Task description -
Note each line of the listing that contains the string "document", and copy it.

Records shown -
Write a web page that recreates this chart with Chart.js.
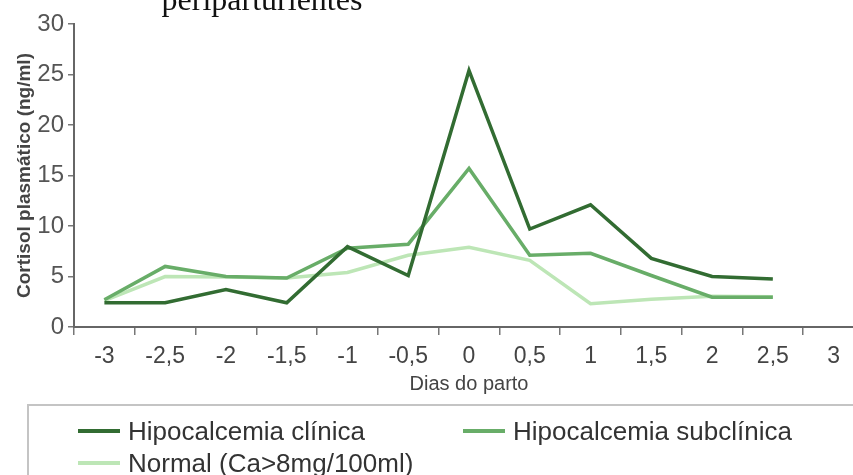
<!DOCTYPE html>
<html>
<head>
<meta charset="utf-8">
<script src="https://cdn.jsdelivr.net/npm/chart.js@4"></script>
<style>
  html, body { margin: 0; padding: 0; background: #fff; overflow: hidden; }
  #wrap { position: absolute; left: 0; top: 0; width: 866px; height: 475px; }
  #legend {
    position: absolute; top: 404px; left: 27px; width: 900px; height: 90px;
    border-top: 2px solid #c4c4c4; border-left: 2px solid #c4c4c4;
    font-family: "Liberation Sans", Arial, sans-serif; font-size: 26px; color: #333;
  }
  .item { position: absolute; display: flex; align-items: center; height: 30px; line-height: 30px; white-space: nowrap; }
  .item .swatch { display: inline-block; width: 42px; height: 4px; margin-right: 8px; }
</style>
</head>
<body>
<div id="wrap"><canvas id="chart"></canvas></div>
<div id="legend"></div>
<script>
// Dias do parto (categories)
const labels = ['-3', '-2,5', '-2', '-1,5', '-1', '-0,5', '0', '0,5', '1', '1,5', '2', '2,5', '3'];

// Cortisol plasmático (ng/ml)
const clinica = [2.4, 2.4, 3.7, 2.4, 7.95, 5.1, 25.4, 9.7, 12.1, 6.8, 5.0, 4.75, null];
const subclinica = [2.7, 6.0, 5.0, 4.85, 7.8, 8.2, 15.7, 7.1, 7.3, 5.1, 2.95, 2.95, null];
const normal = [2.6, 5.0, 4.95, 4.85, 5.4, 7.1, 7.9, 6.6, 2.3, 2.75, 3.05, 3.0, null];

const yTicks = [0, 5, 10, 15, 20, 25, 30];

Chart.defaults.font.family = '"Liberation Sans", Arial, sans-serif';
Chart.defaults.color = '#444';

// partially cut title above the plot
const titlePlugin = {
    id: 'cutTitle',
    afterDraw(chart) {
        const ctx = chart.ctx;
        ctx.save();
        ctx.font = '32px "Liberation Serif", "Times New Roman", serif';
        ctx.fillStyle = '#111';
        ctx.textAlign = 'center';
        ctx.textBaseline = 'alphabetic';
        ctx.fillText('periparturientes', 262, 10);
        ctx.restore();
    }
};

const chart = new Chart(document.getElementById('chart'), {
    type: 'line',
    data: {
        labels: labels,
        datasets: [{
            label: 'Hipocalcemia clínica',
            data: clinica,
            borderColor: '#326c32',
            backgroundColor: '#326c32',
            borderWidth: 3.5
        }, {
            label: 'Hipocalcemia subclínica',
            data: subclinica,
            borderColor: '#68ad68',
            backgroundColor: '#68ad68',
            borderWidth: 3.5
        }, {
            label: 'Normal (Ca>8mg/100ml)',
            data: normal,
            borderColor: '#bde6b6',
            backgroundColor: '#bde6b6',
            borderWidth: 3.5
        }]
    },
    options: {
        responsive: true,
        maintainAspectRatio: false,
        animation: false,
        elements: {
            point: { radius: 0 },
            line: { tension: 0 }
        },
        layout: { padding: { top: 24, right: 2, bottom: 76, left: 0 } },
        plugins: {
            legend: { display: false },
            tooltip: { enabled: false }
        },
        scales: {
            x: {
                type: 'category',
                offset: true,
                grid: {
                    offset: true,
                    drawOnChartArea: false,
                    tickLength: 8,
                    color: '#777',
                    lineWidth: 1.5
                },
                border: { color: '#666', width: 2 },
                ticks: {
                    font: { size: 23 },
                    color: '#444',
                    padding: 8,
                    maxRotation: 0,
                    autoSkip: false
                },
                title: {
                    display: true,
                    text: 'Dias do parto',
                    font: { size: 20 },
                    color: '#444',
                    padding: { top: 0, bottom: 3 }
                },
                afterFit(scale) { scale.height = 72; }
            },
            y: {
                min: 0,
                max: 30,
                afterBuildTicks(scale) { scale.ticks = yTicks.map(v => ({ value: v })); },
                grid: {
                    drawOnChartArea: false,
                    tickLength: 6,
                    color: '#777',
                    lineWidth: 1.5
                },
                border: { color: '#666', width: 2 },
                ticks: {
                    font: { size: 24 },
                    color: '#555',
                    padding: 4
                },
                title: {
                    display: true,
                    text: 'Cortisol plasmático (ng/ml)',
                    font: { size: 19, weight: 'bold' },
                    color: '#444',
                    padding: { top: 13, bottom: 0 }
                },
                afterFit(scale) { scale.width = 74; }
            }
        }
    },
    plugins: [titlePlugin]
});

// legend box below the chart, built from the datasets
const legendEl = document.getElementById('legend');
const spots = [[49, 10], [434, 10], [49, 42]];
chart.data.datasets.forEach((ds, i) => {
    const item = document.createElement('div');
    item.className = 'item';
    item.style.left = spots[i][0] + 'px';
    item.style.top = spots[i][1] + 'px';
    const sw = document.createElement('span');
    sw.className = 'swatch';
    sw.style.background = ds.borderColor;
    item.appendChild(sw);
    item.appendChild(document.createTextNode(ds.label));
    legendEl.appendChild(item);
});
</script>
</body>
</html>
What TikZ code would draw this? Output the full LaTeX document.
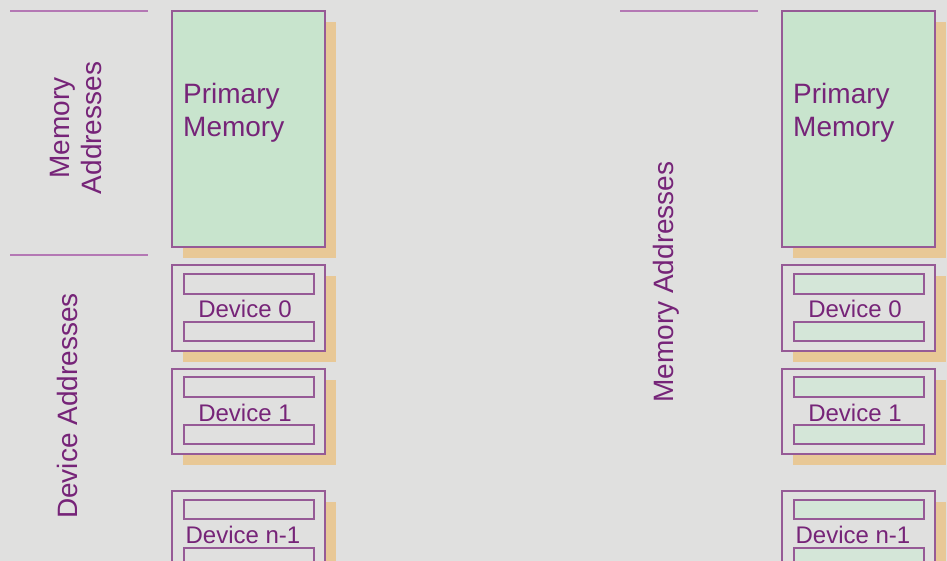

Worked solution -
const chart = new Chart(document.getElementById('chart'), {
const legendEl = document.getElementById('legend');
    const item = document.createElement('div');
    const sw = document.createElement('span');
    item.appendChild(document.createTextNode(ds.label));
What TikZ code would draw this? Output the full LaTeX document.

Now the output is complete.